Вы один из самых знаменитых фотографов в мире. Если бы вы сейчас были молоды и никому не известны, что бы вы сделали, чтобы стать известным?
То же самое бы сделал. Если один раз сработало, сработает и второй раз. Я никогда не мечтал о славе, я даже не хотел быть супербогатым, мне просто было интересно фотографировать. Я говорю правду, ни разу в жизни я не думал: «вот, сделаю сейчас это и стану знаменитым»,- про деньги я, конечно, думал, не буду врать. Конечно, когда тебе предлагают за какую-то работу большие деньги, она становится тебе интересна, прежде всего, из-за денег. Но я никогда не искал славы.
Когда ты любишь то, что ты делаешь, становится совсем не важно, знаменит ты или нет.Я говорю о признании, которого, несомненно, ждет любой талантливый человек…
Для этого нужно просто следовать своим инстинктам. Фотограф должен делать то, что ему нравится, его творчество должно выражать какую-то идею, которая связывает воедино всё, что он делает. Большинство фотографов делают съёмку - получилось хорошо и забыли. Хорошо получилось, но как будто кто-то другой это сделал. Нужно обратиться к себе, понять, что ты делаешь. Если ты свою работу не связываешь с самим собой, очень трудно сделать что-то действительно важное, тогда ты просто играешь. Большинство людей в fashion–фотографии находятся на достаточно низком интеллектуальном уровне, они вообще об этом не думают. Я же сделал именно то, что хотел сделать, что считал важным сделать.
Слава меняет человека?
Я никогда не считал себя исключительным, поэтому то, как здесь меня воспринимают люди, для меня удивительно. Впрочем, это ничего не меняет внутри. Я всего лишь фотографирую. Когда ты любишь то, что ты делаешь, становится совсем не важно, знаменит ты или нет. Ты Питер Линдберг или ты не Питер Линдберг. Это не имеет значения для тебя как для человека. А когда начинаешь верить людям, которые называют тебя великим, это уже опасно. Когда я был молодым, в 60-е, был такой известный фотограф Ханс Ферер (Hans Feurer), вряд ли его кто-то сейчас помнит. Один мой друг был приглашен к нему домой в Лондон. Когда он вернулся, он стал рассказывать: "Ты себе не представляешь! Знаешь, он ходил по дому в носках!" Это было что-то: великий фотограф ходит в одних носках. Сенсация нашего маленького городка. Просто в носках! Я тоже так делаю, хожу иногда в одних носках. Люди думают, я должен быть каким-то особенным, а я хожу в одних носках.

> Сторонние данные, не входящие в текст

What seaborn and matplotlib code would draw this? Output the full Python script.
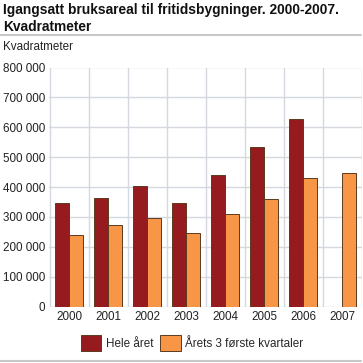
import numpy as np
import pandas as pd
import matplotlib
matplotlib.use("Agg")
import matplotlib.pyplot as plt
from matplotlib.patches import Patch
from matplotlib.lines import Line2D
from matplotlib.ticker import FuncFormatter, MultipleLocator
import seaborn as sns

# data
years = ["2000", "2001", "2002", "2003", "2004", "2005", "2006", "2007"]
hele_aret = [348000, 363000, 403000, 346000, 439000, 533000, 628000, np.nan]
tre_kvartaler = [239000, 272000, 296000, 246000, 309000, 360000, 430000, 448000]
series_names = ["Hele året", "Årets 3 første kvartaler"]
colors = ["#961b1f", "#f79646"]

df = pd.DataFrame({
    "year": years * 2,
    "value": hele_aret + tre_kvartaler,
    "series": [series_names[0]] * len(years) + [series_names[1]] * len(years),
})

sns.set_style("white")
plt.rcParams["font.family"] = ["Liberation Sans", "DejaVu Sans"]
fs = 8.4

fig = plt.figure(figsize=(3.63, 3.63), dpi=100)
ax = fig.add_axes([49.5 / 363, 1 - 306.5 / 363, 312 / 363, 239 / 363])

sns.barplot(data=df, x="year", y="value", hue="series", order=years,
            hue_order=series_names, palette=colors, saturation=1, width=0.7,
            edgecolor="#5c3a1e", linewidth=0.7, legend=False, ax=ax, zorder=3)

ax.set_ylim(0, 800000)
ax.set_xlim(-0.5, 7.5)
ax.yaxis.set_major_locator(MultipleLocator(100000))
ax.yaxis.set_major_formatter(FuncFormatter(lambda v, p: f"{int(v):,}".replace(",", " ")))
ax.set_xticks(np.arange(-0.5, 8, 1), minor=True)
ax.grid(axis="y", color="#d5d8de", linewidth=1, zorder=0)
ax.grid(axis="x", which="minor", color="#d5d8de", linewidth=1, zorder=0)
ax.grid(axis="x", which="major", visible=False)
for s in ax.spines.values():
    s.set_visible(False)
ax.tick_params(axis="both", which="both", length=0, labelsize=fs, colors="#222222", pad=3)
ax.set_xlabel("")
ax.set_ylabel("")

# title, separator lines and unit label
fig.text(3 / 363, 1 - 3 / 363, "Igangsatt bruksareal til fritidsbygninger. 2000-2007.\nKvadratmeter",
         fontsize=9.9, fontweight="bold", va="top", ha="left", color="#111111", linespacing=1.3)
fig.add_artist(Line2D([0, 361 / 363], [1 - 35 / 363] * 2, color="#c8c8c8", linewidth=1.5))
fig.add_artist(Line2D([0, 361 / 363], [1 - 361 / 363] * 2, color="#c8c8c8", linewidth=1.5))
fig.text(3 / 363, 1 - 47 / 363, "Kvadratmeter", fontsize=fs, va="center", ha="left", color="#222222")

handles = [Patch(facecolor=c, edgecolor="#5c3a1e", linewidth=0.7) for c in colors]
fig.legend(handles, series_names, loc="center", bbox_to_anchor=(192 / 363, 1 - 343 / 363),
           ncol=2, frameon=False, fontsize=fs, handlelength=1.75, handleheight=1.75,
           handletextpad=0.4, columnspacing=0.6, borderpad=0)

fig.savefig("out.png", dpi=100)
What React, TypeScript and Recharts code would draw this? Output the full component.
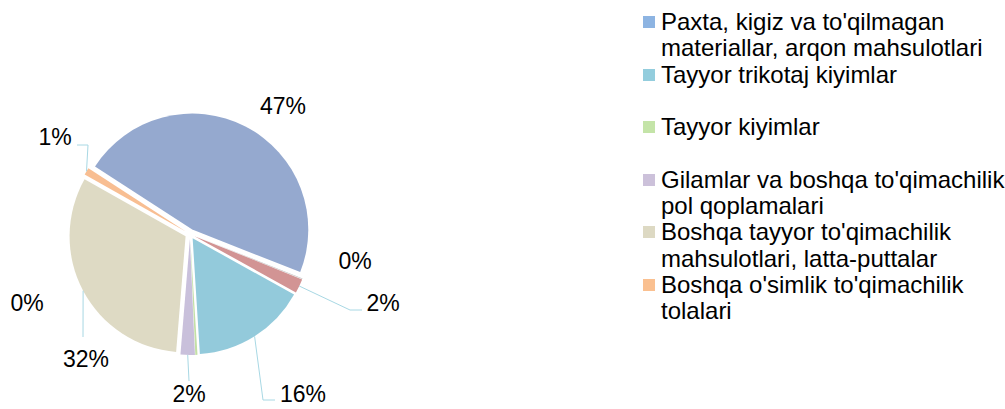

Как вы можете определить основную тему вашего творчества?
Я бы сказал, что я пытался выразить свою любовь к женщине. И главное – я всегда оставался настолько человечным, насколько это было возможно в модной фотографии. Я пытался изменить ценности в мире fashion, в этом моя миссия. Ну, и конечно, заработать при этом кучу денег.